- Born: June 16, 1899 Rio de Janeiro, Brazil
- Died: April 15, 1991 (aged 91) Petrópolis, Brazil
- Writing career
- Genre: Poetry
- Notable awards: Prêmio Machado de Assis
- Literary movement: Modernism

= Dante Milano =

Brazilian poet

Dante Milano (June 16, 1899 – April 15, 1991) was a Brazilian poet associated with modernism.

==Life==
He was born in Rio de Janeiro in 1899. His family were Italian immigrants. In 1947 he married a woman named Alda. He died in Petrópolis in 1991.

==Career==
Milano's first poem was published in 1920 in the magazine Selecta. In 1935 he edited an anthology of modernist poetry. In 1948, he published the collection Poesias, which won the Prêmio Felipe d’Oliveira, for the best poetry book of the year. In 1979, he published a further collection, Poesia e Prosa.

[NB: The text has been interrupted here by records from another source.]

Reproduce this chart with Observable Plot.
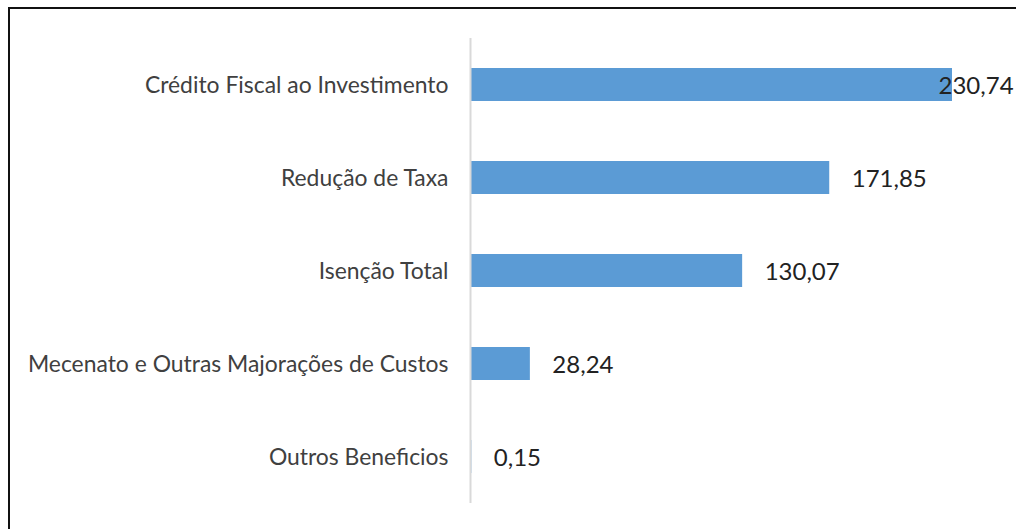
<!DOCTYPE html>
<html>
<head>
<meta charset="utf-8">
<script src="https://cdn.jsdelivr.net/npm/d3@7"></script>
<script src="https://cdn.jsdelivr.net/npm/@observablehq/plot@0.6"></script>
<style>
  html, body { margin: 0; padding: 0; background: #fff; overflow: hidden; }
  #wrap { position: relative; width: 1016px; height: 529px; overflow: hidden; }
  #frame { position: absolute; left: 8px; top: 7px; width: 1100px; height: 600px; border: 2px solid #111; box-sizing: border-box; }
  #chart { position: absolute; left: 0; top: 0; }
</style>
</head>
<body>
<div id="wrap"><div id="frame"></div><div id="chart"></div></div>
<script>
const categories = ["Crédito Fiscal ao Investimento", "Redução de Taxa", "Isenção Total", "Mecenato e Outras Majorações de Custos", "Outros Beneficios"];
const values = [230.74, 171.85, 130.07, 28.24, 0.15];

const data = categories.map((c, i) => ({category: c, value: values[i]}));
const fmt = v => d3.format(".2f")(v).replace(".", ",");
const maxV = d3.max(values);

const chart = Plot.plot({
  width: 1016,
  height: 529,
  marginLeft: 471,
  marginRight: 64,
  marginTop: 38,
  marginBottom: 26,
  style: {fontFamily: "Lato, sans-serif", background: "transparent"},
  x: {domain: [0, maxV], axis: null},
  y: {domain: categories, paddingInner: 0.645, paddingOuter: 0.3225, label: null},
  marks: [
    Plot.barX(data, {x: "value", y: "category", fill: "#5B9BD5"}),
    Plot.ruleX([0], {stroke: "#d9d9d9", strokeWidth: 2, dx: -1}),
    Plot.axisY({tickSize: 0, tickPadding: 23, fontSize: 22.9, dy: 1, fill: "#404040", label: null}),
    Plot.text(data.filter(d => d.value < maxV), {x: "value", y: "category", text: d => fmt(d.value), textAnchor: "start", dx: 22, dy: 1, fontSize: 24, fill: "#222"}),
    Plot.text(data.filter(d => d.value === maxV), {x: "value", y: "category", text: d => fmt(d.value), textAnchor: "start", dx: -14, dy: 1, fontSize: 24, fill: "#222"})
  ]
});
document.getElementById("chart").appendChild(chart);
</script>
</body>
</html>
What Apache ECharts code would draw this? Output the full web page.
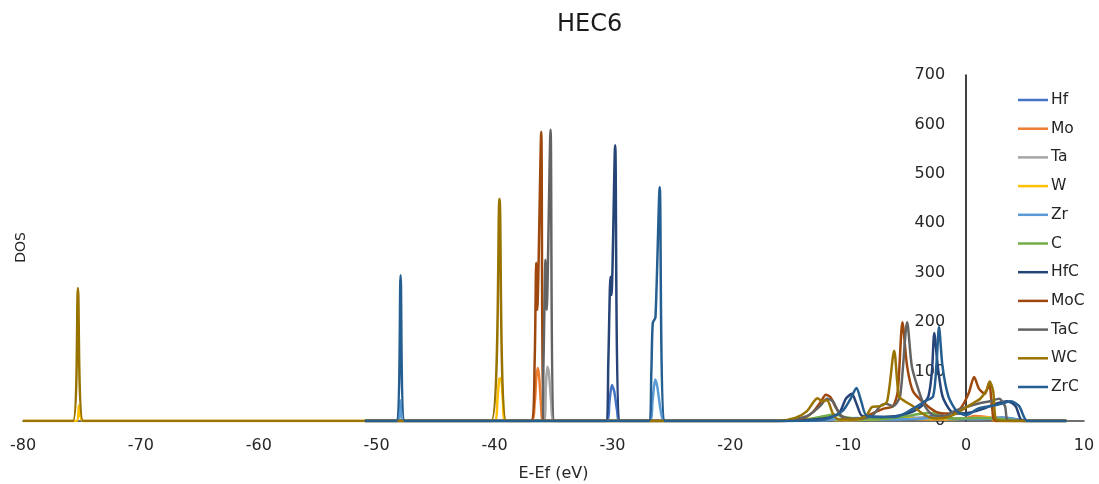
<!DOCTYPE html>
<html>
<head>
<meta charset="utf-8">
<title>HEC6 DOS</title>
<script src="https://cdn.jsdelivr.net/npm/echarts@6/dist/echarts.min.js"></script>
<style>
  html, body { margin: 0; padding: 0; background: #ffffff; }
  #chart { width: 1099px; height: 484px; }
</style>
</head>
<body>
<div id="chart"></div>
<script>
// Energy axis (E-Ef, eV) and DOS axis settings
const energyTicks = [-80, -70, -60, -50, -40, -30, -20, -10, 0, 10];
const dosTicks = [0, 100, 200, 300, 400, 500, 600, 700];

const seriesNames = ['Hf', 'Mo', 'Ta', 'W', 'Zr', 'C', 'HfC', 'MoC', 'TaC', 'WC', 'ZrC'];
const seriesColors = ['#4472C4', '#ED7D31', '#A5A5A5', '#FFC000', '#5B9BD5', '#70AD47',
                      '#264478', '#9E480E', '#636363', '#997300', '#255E91'];

// [E-Ef, DOS] points for each curve
const hf = [[-51,0],[-30.5,0],[-30.25,40],[-30.05,73],[-29.85,60],[-29.6,20],[-29.4,0],
  [-16,0],[-12,2],[-10,4],[-8,3],[-5,5],[-3.2,8],[-2.6,14],[-2.1,7],[-1,4],[1,5],[3,7],[4.5,3],[5.5,0],[8.5,0]];
const mo = [[-51,0],[-36.9,0],[-36.6,35],[-36.45,90],[-36.32,107],[-36.2,85],[-36.05,30],[-35.9,0],
  [-16,0],[-13,3],[-12,6],[-11,3],[-7,4],[-5.4,10],[-4.5,5],[-2,3],[0,6],[0.7,10],[2,7],[2.5,0],[8.5,0]];
const ta = [[-51,0],[-35.8,0],[-35.65,70],[-35.52,110],[-35.4,100],[-35.2,40],[-34.95,0],
  [-16,0],[-12,4],[-10,2],[-7,4],[-5,9],[-4,5],[-1,4],[1,6],[3,6],[3.6,0],[8.5,0]];
const w = [[-80,0],[-75.45,0],[-75.25,32],[-74.9,0],[-40.0,0],[-39.75,45],[-39.6,85],[-39.45,87],[-39.3,45],[-39.1,0],
  [-16,0],[-12.6,5],[-11,2],[-7,4],[-6.1,9],[-4,4],[-1,4],[1,6],[2,7],[2.5,0],[8.5,0]];
const zr = [[-51,0],[-48.25,0],[-48.0,42],[-47.75,0],[-26.85,0],[-26.6,40],[-26.38,84],[-26.2,70],[-25.9,20],[-25.6,0],
  [-16,0],[-12,2],[-9.3,6],[-7,3],[-3,6],[-2.3,12],[-1.5,5],[1,4],[3.5,6],[5,0],[8.5,0]];
const c = [[-51,0],[-16,0],[-13.5,3],[-12,10],[-11.2,13],[-10.3,8],[-9,3],[-7,4],[-5.5,8],[-4,14],[-3,16],[-2,9],
  [-1,5],[1,6],[3,4],[5,0],[8.5,0]];
const hfc = [[-51,0],[-30.55,0],[-30.35,120],[-30.17,292],[-30.08,255],[-29.77,558],[-29.35,0],
  [-16,0],[-12,5],[-10.8,15],[-10.2,45],[-9.7,55],[-9.3,35],[-8.8,10],[-7,8],[-5,15],[-3.8,30],[-3.2,50],
  [-2.9,100],[-2.7,178],[-2.4,110],[-2.0,50],[-1.3,20],[-0.5,15],[0.5,18],[1.5,25],[2.5,35],[3.5,40],[4.2,30],[4.8,0],[8.5,0]];
const moc = [[-51,0],[-36.9,0],[-36.6,120],[-36.47,320],[-36.38,225],[-36.04,585],[-35.78,0],
  [-16,0],[-14,4],[-13,18],[-12.3,40],[-11.9,53],[-11.5,48],[-11,25],[-10.3,5],[-9,4],[-8,15],[-7,25],[-6.2,30],
  [-5.8,60],[-5.4,200],[-5.0,110],[-4.5,60],[-3.5,35],[-2.5,18],[-1.5,15],[-0.5,25],[0.2,55],[0.68,89],[1.1,65],
  [1.6,55],[1.95,78],[2.2,30],[2.5,0],[8.5,0]];
const tac = [[-51,0],[-36.0,0],[-35.85,120],[-35.68,326],[-35.58,225],[-35.25,589],[-34.92,0],
  [-16,0],[-13.5,10],[-12.4,30],[-11.8,45],[-11.3,40],[-10.6,10],[-9.5,4],[-8,10],[-7.3,30],[-6.8,35],[-6.2,30],
  [-5.6,50],[-5.0,200],[-4.6,110],[-4.0,60],[-3.5,30],[-2.8,12],[-1.8,10],[-1,20],[0,28],[1,35],[2,40],[2.8,45],
  [3.3,30],[3.6,0],[8.5,0]];
const wc = [[-80,0],[-75.76,0],[-75.34,269],[-74.9,0],[-40.28,0],[-39.58,449],[-39.0,0],
  [-16,0],[-14.5,6],[-13.5,20],[-12.9,40],[-12.6,46],[-12.2,40],[-11.8,42],[-11.3,15],[-10.8,3],[-9.5,3],[-8.5,10],
  [-8.0,28],[-7.3,30],[-6.7,40],[-6.1,142],[-5.7,50],[-5.2,40],[-4.5,30],[-3.5,12],[-2.5,5],[-1.5,8],[-0.5,20],
  [0.5,35],[1.2,45],[1.8,65],[2.0,80],[2.3,60],[2.5,5],[3,0],[8.5,0]];
const zrc = [[-51,0],[-48.33,0],[-47.97,295],[-47.63,0],[-26.9,0],[-26.7,100],[-26.58,198],[-26.35,210],[-25.99,473],[-25.55,0],
  [-16,0],[-12,3],[-10.5,20],[-9.8,45],[-9.3,67],[-8.9,40],[-8.4,10],[-6,8],[-4.5,25],[-3.5,40],[-2.8,50],
  [-2.5,120],[-2.3,190],[-2.0,110],[-1.5,50],[-0.8,20],[0,12],[1,25],[2,30],[3,35],[3.8,40],[4.5,30],[5.2,0],[8.5,0]];

const seriesData = [hf, mo, ta, w, zr, c, hfc, moc, tac, wc, zrc];

const labelFont = 'DejaVu Sans, sans-serif';
const textColor = '#262626';

// Plot area
const gridLeft = 23;
const gridRight = 15;
const chartWidth = 1099;
const plotWidth = chartWidth - gridLeft - gridRight;
const xMin = energyTicks[0];
const xMax = energyTicks[energyTicks.length - 1];
// the DOS axis stands at E-Ef = 0
const zeroOffset = plotWidth * (0 - xMin) / (xMax - xMin);

const chart = echarts.init(document.getElementById('chart'), null, { renderer: 'canvas' });

chart.setOption({
  animation: false,
  backgroundColor: '#ffffff',
  title: {
    text: 'HEC6',
    left: 552,
    top: 8,
    textStyle: { fontFamily: labelFont, fontSize: 24, fontWeight: 'normal', color: '#1a1a1a' }
  },
  legend: {
    orient: 'vertical',
    left: 1013,
    top: 87,
    itemWidth: 30,
    itemHeight: 2.5,
    itemGap: 12.7,
    icon: 'rect',
    data: seriesNames,
    textStyle: { fontFamily: labelFont, fontSize: 15.5, color: textColor, padding: [0, 0, 0, -2] }
  },
  grid: { left: gridLeft, right: gridRight, top: 75, bottom: 63, containLabel: false, outerBoundsMode: 'none' },
  xAxis: {
    type: 'value',
    min: xMin,
    max: xMax,
    interval: 10,
    name: 'E-Ef (eV)',
    nameLocation: 'middle',
    nameGap: 45,
    nameTextStyle: { fontFamily: labelFont, fontSize: 16, color: textColor },
    axisLine: { show: true, onZero: false, lineStyle: { color: '#404040', width: 1.5 } },
    axisTick: { show: false },
    splitLine: { show: false },
    axisLabel: { margin: 17, fontFamily: labelFont, fontSize: 16, color: textColor }
  },
  yAxis: {
    type: 'value',
    position: 'left',
    offset: -zeroOffset,
    min: dosTicks[0],
    max: dosTicks[dosTicks.length - 1],
    interval: 100,
    axisLine: { show: true, onZero: false, lineStyle: { color: '#000000', width: 1.5 } },
    axisTick: { show: false },
    splitLine: { show: false },
    axisLabel: { margin: 21, fontFamily: labelFont, fontSize: 16, color: textColor }
  },
  graphic: [{
    type: 'text',
    left: 14,
    top: 232,
    rotation: Math.PI / 2,
    style: { text: 'DOS', font: '14px DejaVu Sans, sans-serif', fill: textColor }
  }],
  series: seriesNames.map((name, i) => ({
    name: name,
    type: 'line',
    data: seriesData[i],
    symbol: 'none',
    smooth: 0.25,
    color: seriesColors[i],
    lineStyle: { width: 2.5, color: seriesColors[i] }
  }))
});
</script>
</body>
</html>
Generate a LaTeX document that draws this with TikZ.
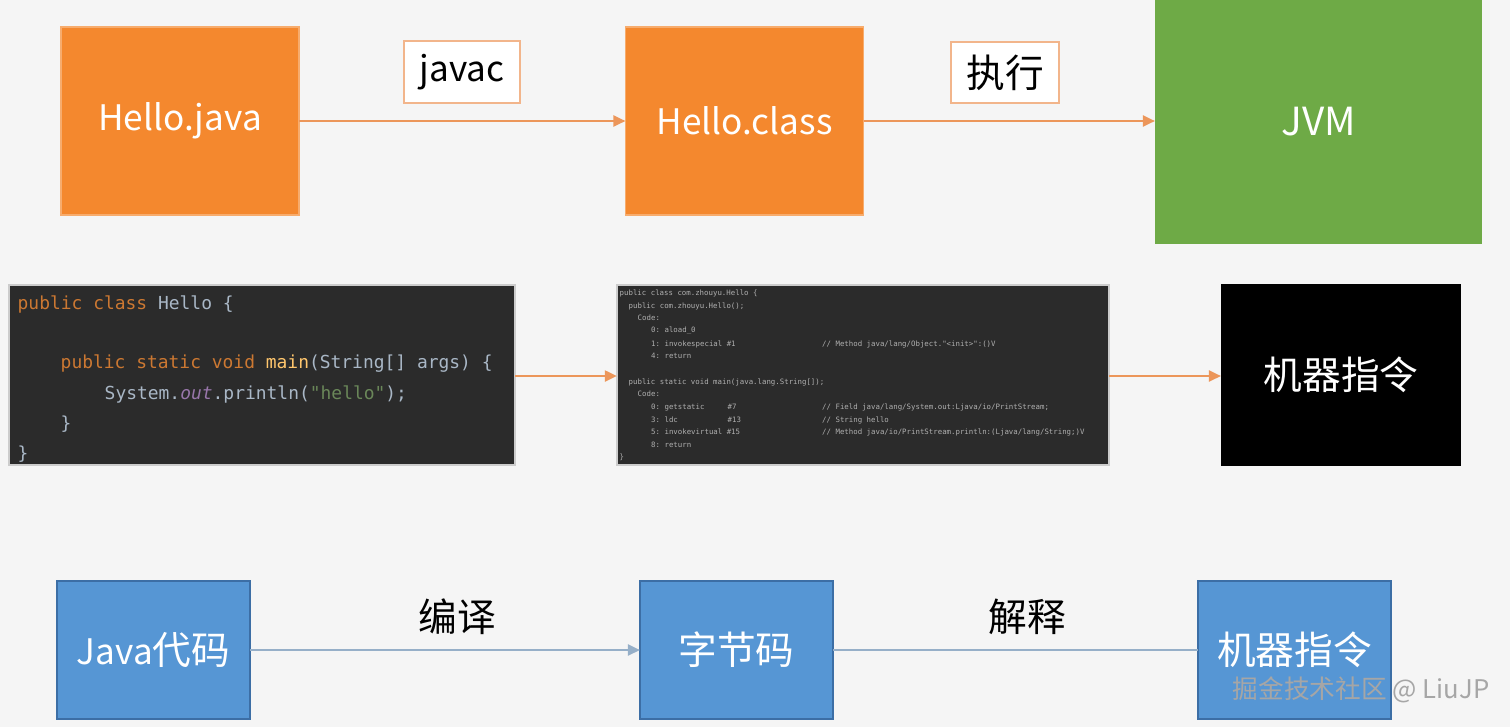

He also published translations, including of Dante Alighieri, André Mallarmé, and Shakespeare.

He was included in de Loanda's Antologia da moderna poesia brasileira in 1968. In 1988 he won the prestigious Prêmio Machado de Assis, a prize given by the Academia Brasileira de Letras for the whole body of a writer's work.

A collected edition of his works was published in 2004. A selected volume was published in 2010. A biography and study, Pós-escrito a Dante Milano: & uma biografia construtivista, was published in 2023 by poet Thomaz Albornoz Neves.